From the drawings that the architect has prepared of the context and from the reality of how the changed building makes a positive contribution to the context, it is clear that the architect truly understood the contextual influences on an intuitive and analytical co level. The architect did not perceive the building as an isolated object, but as part of the larger organism of the city. The building has now been transformed into commercial and office space. The original building was totally dependent on the services provided by the city, while the transformed building does everything possible to be as sustainable as possible. The original problematic west orientation of the main facade to the street has been ingeniously transformed to cope sensibly with this unfavourable orientation. The east and west facades that used to be the main sources of daylight for the original building have both been transformed to be far more sensible and sensitive to their role as light modulators. Daylight is also now entering the building through the new roof structure, creating wonderful workspaces in the two upper floors with their double volume spaces.

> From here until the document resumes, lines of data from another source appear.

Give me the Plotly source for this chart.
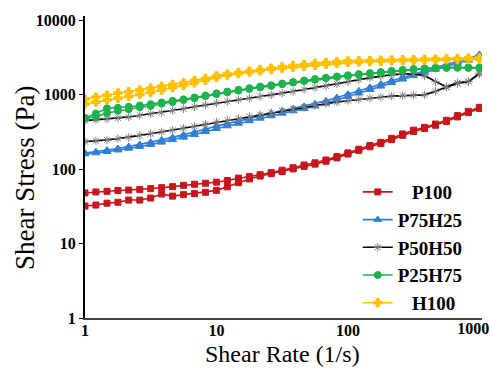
import plotly.graph_objects as go

shear_rate = [1.00, 1.21, 1.47, 1.78, 2.15, 2.61, 3.16, 3.83, 4.64, 5.62, 6.81, 8.25,
              10.0, 12.1, 14.7, 17.8, 21.5, 26.1, 31.6, 38.3, 46.4, 56.2, 68.1, 82.5,
              100, 121, 147, 178, 215, 261, 316, 383, 464, 562, 681, 825, 1000]

p100_a = [48, 49.5, 50.5, 51.8, 52.5, 53.5, 54.8, 56.5, 58.3, 60.8, 62.8, 64.8,
          67, 70.5, 76, 80, 84.5, 90, 97, 105, 114, 122, 133, 148,
          166, 186, 208, 230, 260, 298, 335, 365, 405, 455, 525, 600, 680]
p100_b = [32, 33, 35, 36, 38.5, 38.5, 41, 46.5, 43.5, 45.5, 47, 49,
          52, 58, 66, 74, 81, 87, 93, 101, 109, 117, 128, 142,
          160, 179, 200, 221, 250, 286, 322, 352, 390, 437, 505, 577, 655]

p75h25_a = [165, 172, 180, 190, 202, 215, 230, 248, 268, 290, 315, 345,
            380, 410, 445, 480, 520, 560, 605, 650, 700, 760, 830, 920,
            1020, 1130, 1260, 1400, 1560, 1740, 1930, 2130, 2350, 2580, 2800, 3050, 3500]
p75h25_b = [160, 165, 172, 180, 190, 201, 214, 230, 248, 268, 290, 318,
            350, 380, 412, 445, 482, 520, 562, 605, 650, 705, 770, 850,
            945, 1050, 1170, 1300, 1450, 1620, 1800, 2000, 2200, 2420, 2650, 2900, 3250]

p50h50_a = [450, 460, 475, 490, 505, 530, 555, 580, 615, 650, 690, 730,
            775, 820, 860, 900, 950, 1000, 1050, 1110, 1180, 1250, 1320, 1400,
            1500, 1600, 1700, 1800, 1870, 1900, 1930, 1800, 1500, 1280, 1420, 1500, 1950]
p50h50_b = [235, 240, 248, 258, 268, 285, 300, 318, 335, 355, 378, 405,
            430, 455, 480, 510, 540, 575, 610, 645, 680, 715, 760, 800,
            835, 870, 900, 930, 960, 980, 990, 1000, 1120, 1260, 1450, 1520, 1900]

p25h75_a = [490, 560, 660, 670, 690, 720, 750, 790, 830, 870, 920, 980,
            1050, 1110, 1170, 1230, 1290, 1350, 1420, 1490, 1560, 1630, 1700, 1770,
            1830, 1900, 1960, 2030, 2100, 2170, 2230, 2280, 2320, 2350, 2350, 2340, 2330]
p25h75_b = [480, 510, 570, 610, 640, 680, 710, 760, 800, 850, 900, 960,
            1020, 1080, 1140, 1200, 1260, 1320, 1390, 1460, 1530, 1600, 1670, 1740,
            1800, 1860, 1920, 1990, 2060, 2120, 2180, 2230, 2270, 2300, 2310, 2300, 2290]

h100_a = [880, 930, 990, 1060, 1100, 1160, 1230, 1300, 1380, 1460, 1560, 1660,
          1800, 1900, 1990, 2080, 2180, 2280, 2380, 2480, 2560, 2650, 2720, 2800,
          2860, 2880, 2900, 2920, 2940, 2960, 2990, 3010, 3030, 3060, 3090, 3120, 3150]
h100_b = [760, 800, 850, 900, 950, 1010, 1080, 1160, 1250, 1340, 1450, 1570,
          1720, 1840, 1930, 2020, 2110, 2200, 2280, 2360, 2430, 2500, 2570, 2640,
          2720, 2770, 2810, 2840, 2870, 2890, 2910, 2930, 2950, 2970, 2980, 2990, 3000]

x_tick_vals = [1, 10, 100]
x_tick_text = ["1", "10", "100"]
x_last_tick_val = [1000]
x_last_tick_text = ["1000"]
y_tick_vals = [1, 10, 100, 1000, 10000]
y_tick_text = ["1", "10", "100", "1000", "10000"]

NB = "\u00a0"
series = [
    ("P100", NB * 3 + "P100", p100_a, p100_b, "#C8161D", "#C8161D", "square", 6),
    ("P75H25", "P75H25", p75h25_a, p75h25_b, "#2F7FD6", "#2F7FD6", "triangle-up", 7),
    ("P50H50", "P50H50", p50h50_a, p50h50_b, "#000000", "#808080", "asterisk-open", 7),
    ("P25H75", "P25H75", p25h75_a, p25h75_b, "#1DB24E", "#1DB24E", "circle", 7),
    ("H100", NB * 3 + "H100", h100_a, h100_b, "#FFC000", "#FFC000", "cross", 7),
]

fig = go.Figure()
for key, label, ya, yb, lcol, mcol, sym, msz in series:
    for i, yy in enumerate((ya, yb)):
        fig.add_trace(go.Scatter(
            x=shear_rate, y=yy, mode="lines+markers", name=label,
            legendgroup=key, showlegend=(i == 0),
            line=dict(color=lcol, width=1.6),
            marker=dict(symbol=sym, size=msz, color=mcol,
                        line=dict(color=mcol, width=1)),
        ))

# empty helper trace so the overlay axis carrying the last tick label is drawn
fig.add_trace(go.Scatter(x=[], y=[], xaxis="x2", yaxis="y", mode="markers",
                         showlegend=False, hoverinfo="skip"))

serif = "Liberation Serif, Times New Roman, serif"
tick_font = dict(family=serif, size=16, color="black", weight="bold")
fig.update_layout(
    width=490, height=369,
    margin=dict(l=85, r=8, t=16, b=51, autoexpand=False),
    paper_bgcolor="white", plot_bgcolor="white",
    showlegend=True,
    legend=dict(x=0.687, y=0.48, xanchor="left", yanchor="top",
                font=dict(family=serif, size=19, color="black", weight="bold"),
                tracegroupgap=0, bgcolor="rgba(0,0,0,0)"),
    xaxis=dict(type="log", range=[0, 3.02], tickvals=x_tick_vals, ticktext=x_tick_text,
               showgrid=False, zeroline=False, showline=True, linecolor="#444444",
               linewidth=2, ticks="", automargin=False, ticklabelstandoff=-3,
               tickfont=tick_font),
    xaxis2=dict(type="log", range=[0, 3.02], overlaying="x", anchor="y", side="bottom",
                tickvals=x_last_tick_val, ticktext=x_last_tick_text,
                showgrid=False, zeroline=False, showline=False, ticks="",
                automargin=False, ticklabelstandoff=-1, ticklabelshift=-6,
                ticklabeloverflow="allow", tickfont=tick_font),
    yaxis=dict(type="log", range=[0, 4.06], tickvals=y_tick_vals, ticktext=y_tick_text,
               showgrid=False, zeroline=False, showline=True, linecolor="black",
               linewidth=2, ticks="outside", ticklen=4, tickcolor="black", automargin=False,
               tickfont=tick_font),
    annotations=[
        dict(text="Shear Stress (Pa)", xref="paper", yref="paper", x=-0.1527, y=0.465,
             xanchor="center", yanchor="middle", textangle=-90, showarrow=False,
             font=dict(family=serif, size=27, color="black")),
        dict(text="Shear Rate (1/s)", xref="paper", yref="paper", x=0.497, y=-0.12,
             xanchor="center", yanchor="middle", showarrow=False,
             font=dict(family=serif, size=24, color="black")),
    ],
)

fig.write_html("out.html")
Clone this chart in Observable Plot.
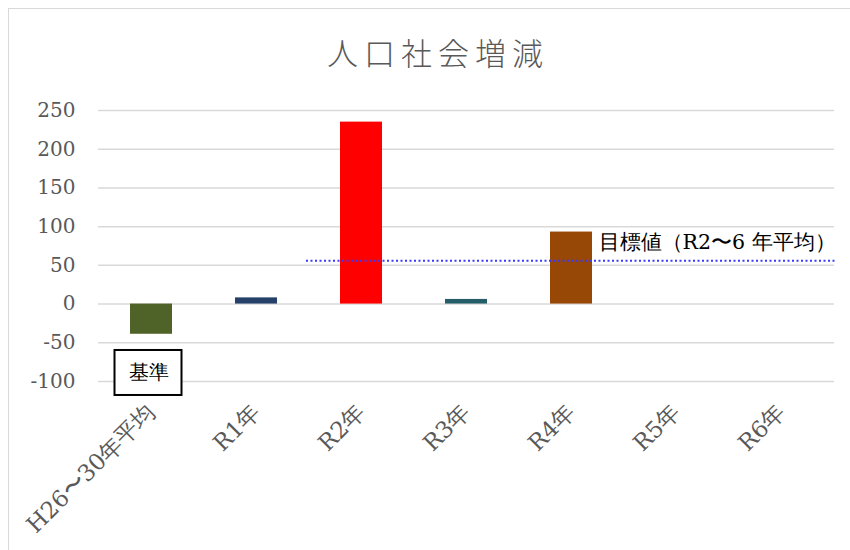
<!DOCTYPE html>
<html>
<head>
<meta charset="utf-8">
<script src="https://cdn.jsdelivr.net/npm/d3@7"></script>
<script src="https://cdn.jsdelivr.net/npm/@observablehq/plot@0.6"></script>
<style>
  html, body { margin: 0; padding: 0; background: #fff; }
  #wrap { position: relative; width: 850px; height: 550px; overflow: hidden; }
  #frame { position: absolute; left: 8px; top: 8px; width: 900px; height: 600px; border: 1.5px solid #d9d9d9; box-sizing: border-box; }
  #title { position: absolute; left: 0; top: 29px; width: 876px; text-align: center; font-family: "Noto Sans CJK JP", sans-serif; font-size: 31px; font-weight: 300; color: #595959; letter-spacing: 6px; }
  #chart { position: absolute; left: 0; top: 0; }
  #chart svg text { font-family: 'DejaVu Serif', 'Liberation Serif', serif !important; }
</style>
</head>
<body>
<div id="wrap">
  <div id="frame"></div>
  <div id="chart"></div>
  <div id="title">人口社会増減</div>
</div>
<script>
// ---- data ----
const categories = ["H26〜30年平均", "R1年", "R2年", "R3年", "R4年", "R5年", "R6年"];
const values = [-39, 8, 235, 6, 93, null, null];
const barColors = ["#4f6228", "#254069", "#ff0000", "#255e69", "#974706", "#cccccc", "#cccccc"];
const yTicks = [-100, -50, 0, 50, 100, 150, 200, 250];
const targetValue = 56;
const targetLabel = "目標値（R2〜6 年平均）";
const baseLabel = "基準";
const baseLabelY = -89;

const rows = categories.map((c, i) => ({cat: c, value: values[i]})).filter(d => d.value != null);

const chart = Plot.plot({
  width: 850,
  height: 550,
  marginLeft: 98,
  marginRight: 16,
  marginTop: 110,
  marginBottom: 169,
  style: {background: "transparent", overflow: "visible"},
  x: {domain: categories, paddingInner: 0.6, paddingOuter: 0.3, label: null},
  y: {domain: [-100, 250], label: null},
  color: {domain: categories, range: barColors},
  marks: [
    Plot.ruleY(yTicks, {stroke: "#d9d9d9", strokeWidth: 1.5}),
    Plot.barY(rows, {x: "cat", y: "value", fill: "cat"}),
    Plot.ruleY([targetValue], {x1: () => categories[2], x2: () => categories[6], y: d => d, stroke: "#3a3aff", strokeWidth: 2, strokeDasharray: "2,2.5", insetLeft: -34, insetRight: -34}),
    Plot.text([targetLabel], {x: () => categories[4], y: () => targetValue, text: d => d, textAnchor: "start", dx: 27, dy: -18, fontSize: 20.5, fill: "#000"}),
    Plot.barY([baseLabel], {x: () => categories[0], y1: () => baseLabelY, y2: () => baseLabelY, fill: "white", stroke: "black", strokeWidth: 2, insetLeft: -12.5, insetRight: -12.5, insetTop: -22.5, insetBottom: -22.5, dx: -3}),
    Plot.text([baseLabel], {x: () => categories[0], y: () => baseLabelY, text: d => d, fontSize: 20, dx: -3, fill: "#000"}),
    Plot.axisY({ticks: yTicks, tickSize: 0, tickPadding: 23, tickFormat: d => String(d), fontSize: 20, color: "#595959", label: null}),
    Plot.axisX({tickSize: 0, tickPadding: 27, tickRotate: -45, fontSize: 23, color: "#595959", label: null})
  ]
});
document.getElementById("chart").appendChild(chart);
</script>
</body>
</html>
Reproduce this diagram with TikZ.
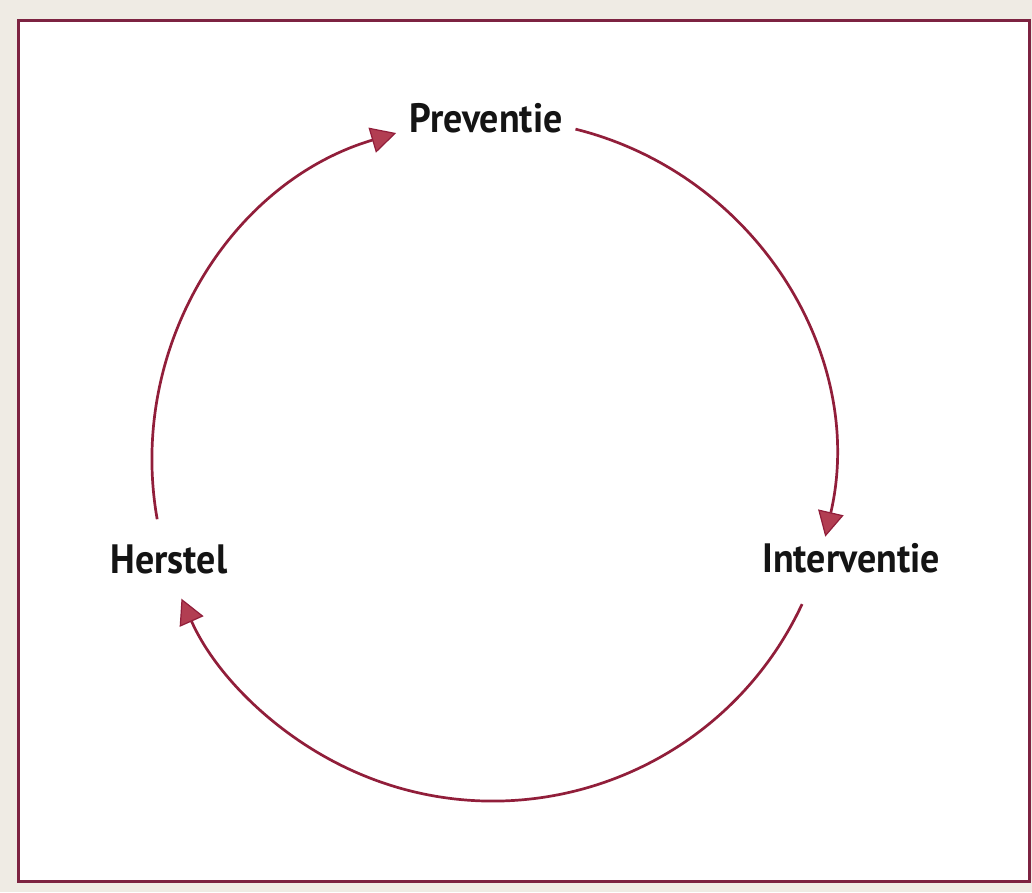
\documentclass[tikz,border=0pt]{standalone}
\usepackage{fontspec}
\setmainfont{PT Sans}
\newfontfamily\lblfont{PT Sans}[FakeStretch=0.925]
\usetikzlibrary{arrows.meta,calc}
\definecolor{framecol}{RGB}{125,35,65}
\definecolor{arccol}{RGB}{145,30,58}
\definecolor{tipfill}{RGB}{178,62,82}
\definecolor{pagebg}{RGB}{239,235,228}
\tikzset{
  lbl/.style={font=\lblfont\fontsize{41}{41}\selectfont\bfseries, text=black!92, inner sep=0pt, anchor=base},
  cyc/.style={draw=arccol, line width=2.7pt,
    -{Triangle[length=25pt,width=26pt,fill=tipfill,line width=1.2pt]}}
}
\begin{document}
\begin{tikzpicture}[x=1pt,y=1pt]
\useasboundingbox (0,0) rectangle (1032,-892);
\fill[pagebg] (0,0) rectangle (1032,-892);
\fill[white] (18,-20) rectangle (1029,-881);
\draw[framecol, line width=3pt] (18,-20) rectangle (1029,-881);
\coordinate (c) at (493,-460);
\node[lbl] (prev) at (486,-132) {Preventie};
\node[lbl] (inter) at (851,-572) {Interventie};
\node[lbl] (herst) at (169,-573) {Herstel};
\draw[cyc] ($(c)+(76:341)$) arc[start angle=76, end angle=-13, radius=341];
\draw[cyc] ($(c)+(-25:341)$) arc[start angle=-25, end angle=-156, radius=341];
\draw[cyc] ($(c)+(190:341)$) arc[start angle=190, end angle=106.5, radius=341];
\end{tikzpicture}
\end{document}
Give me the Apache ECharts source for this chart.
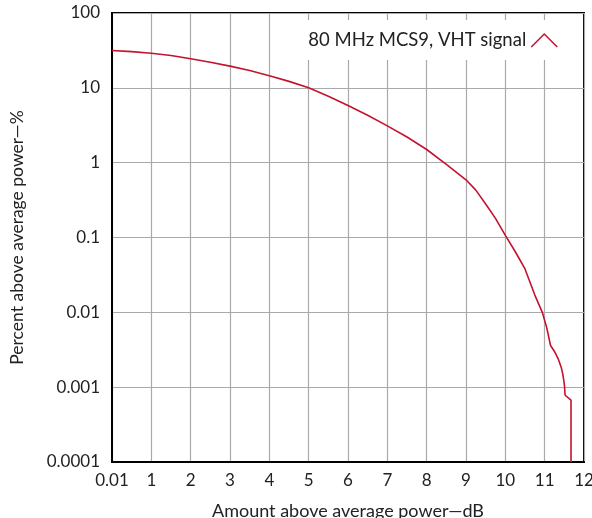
<!DOCTYPE html>
<html>
<head>
<meta charset="utf-8">
<script src="https://cdn.jsdelivr.net/npm/echarts@6/dist/echarts.min.js"></script>
<style>html,body{margin:0;padding:0;background:#fff}#c{width:592px;height:518px}</style>
</head>
<body>
<div id="c"></div>
<script>
const seriesName = '80 MHz MCS9, VHT signal';
const xValues = [0, 0.5, 1, 1.5, 2, 2.5, 3, 3.5, 4, 4.5, 5, 5.5, 6, 6.5, 7, 7.5, 8, 8.5, 9, 9.25, 9.5, 9.75, 10, 10.25, 10.5, 10.75, 10.94, 11.05, 11.15, 11.25, 11.35, 11.42, 11.46, 11.5, 11.52, 11.67, 11.67];
const yValues = [31.5, 30.5, 29, 27, 24.5, 22, 19.5, 17, 14.5, 12.2, 10, 7.7, 5.8, 4.3, 3.1, 2.2, 1.5, 0.95, 0.59, 0.43, 0.28, 0.18, 0.107, 0.065, 0.038, 0.017, 0.01, 0.0063, 0.0036, 0.003, 0.00235, 0.00185, 0.0015, 0.0011, 0.00078, 0.00067, 0.0001];
const yTickLabels = ['0.0001', '0.001', '0.01', '0.1', '1', '10', '100'];
const xFirstLabel = '0.01';

const FONT = 'Lato';
const RED = '#c41230';
const chart = echarts.init(document.getElementById('c'));
chart.setOption({
  animation: false,
  textStyle: { fontFamily: FONT },
  grid: { left: 112, right: 8, top: 13, bottom: 56, outerBoundsMode: 'none', containLabel: false,
    show: true, borderColor: '#000', borderWidth: 2, backgroundColor: 'transparent' },
  legend: {
    data: [seriesName], right: 12, top: 20, align: 'right',
    backgroundColor: '#fff', padding: [11, 22, 10, 14], itemGap: 10,
    icon: 'path://M0,13L13,0L26,13', itemWidth: 26, itemHeight: 13,
    itemStyle: { color: 'rgba(0,0,0,0)', borderColor: RED, borderWidth: 1.5 },
    textStyle: { fontFamily: FONT, fontSize: 18.5, color: '#222', padding: [0, 0, 0, 0] }
  },
  xAxis: {
    type: 'value', min: 0, max: 12, interval: 1,
    name: 'Amount above average power\u2014dB', nameLocation: 'middle', nameGap: 40,
    nameTextStyle: { fontFamily: FONT, fontSize: 18, color: '#222' },
    axisLine: { show: true, lineStyle: { color: '#000', width: 2 } },
    axisTick: { show: false },
    axisLabel: { fontFamily: FONT, fontSize: 17, color: '#222', margin: 10,
      formatter: v => v === 0 ? xFirstLabel : String(v) },
    splitLine: { show: true, lineStyle: { color: '#aaa', width: 1.2 } }
  },
  yAxis: {
    type: 'log', logBase: 10, min: 0.0001, max: 100,
    name: 'Percent above average power\u2014%', nameLocation: 'middle', nameGap: 86,
    nameTextStyle: { fontFamily: FONT, fontSize: 17.5, color: '#222' },
    axisLine: { show: true, lineStyle: { color: '#000', width: 2 } },
    axisTick: { show: false },
    axisLabel: { fontFamily: FONT, fontSize: 17, color: '#222', margin: 12,
      formatter: v => yTickLabels[Math.round(Math.log10(v)) + 4] },
    splitLine: { show: true, lineStyle: { color: '#aaa', width: 1.2 } }
  },
  series: [{
    name: seriesName, type: 'line', showSymbol: false, symbol: 'none',
    color: RED, lineStyle: { color: RED, width: 1.6 },
    data: xValues.map((x, i) => [x, yValues[i]])
  }]
});
</script>
</body>
</html>
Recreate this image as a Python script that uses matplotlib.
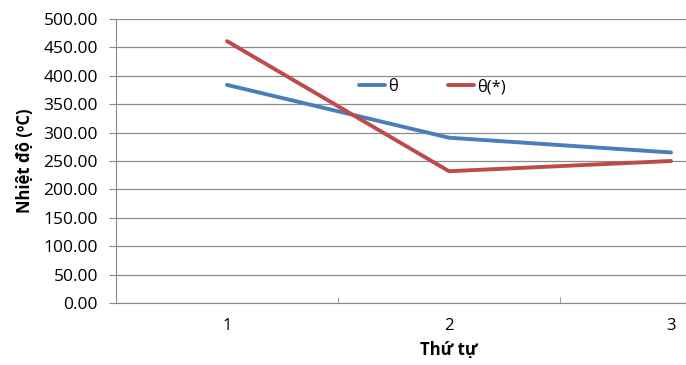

The east facade, by means of the re-use of bricks, illustrates the history of the building through material usage. The architect's innate sense and control of the practicalities of architecture beautifully come to the fore in this wall on closer inspection. All the openings in this wall, big and small, have been sealed with frameless glass, creating a poetic solution to a practical problem.
What the architect, Carl Jacobs, has achieved with this conversion of the building at 138 Jan Smuts Avenue is to transform a generic building into an inspired building imbued with many distinctive place-like qualities without losing sight of the building's essential urban role and relationships. This building can also act as an excellent and practical example of how to retrofit a building for more sustainable resource usage.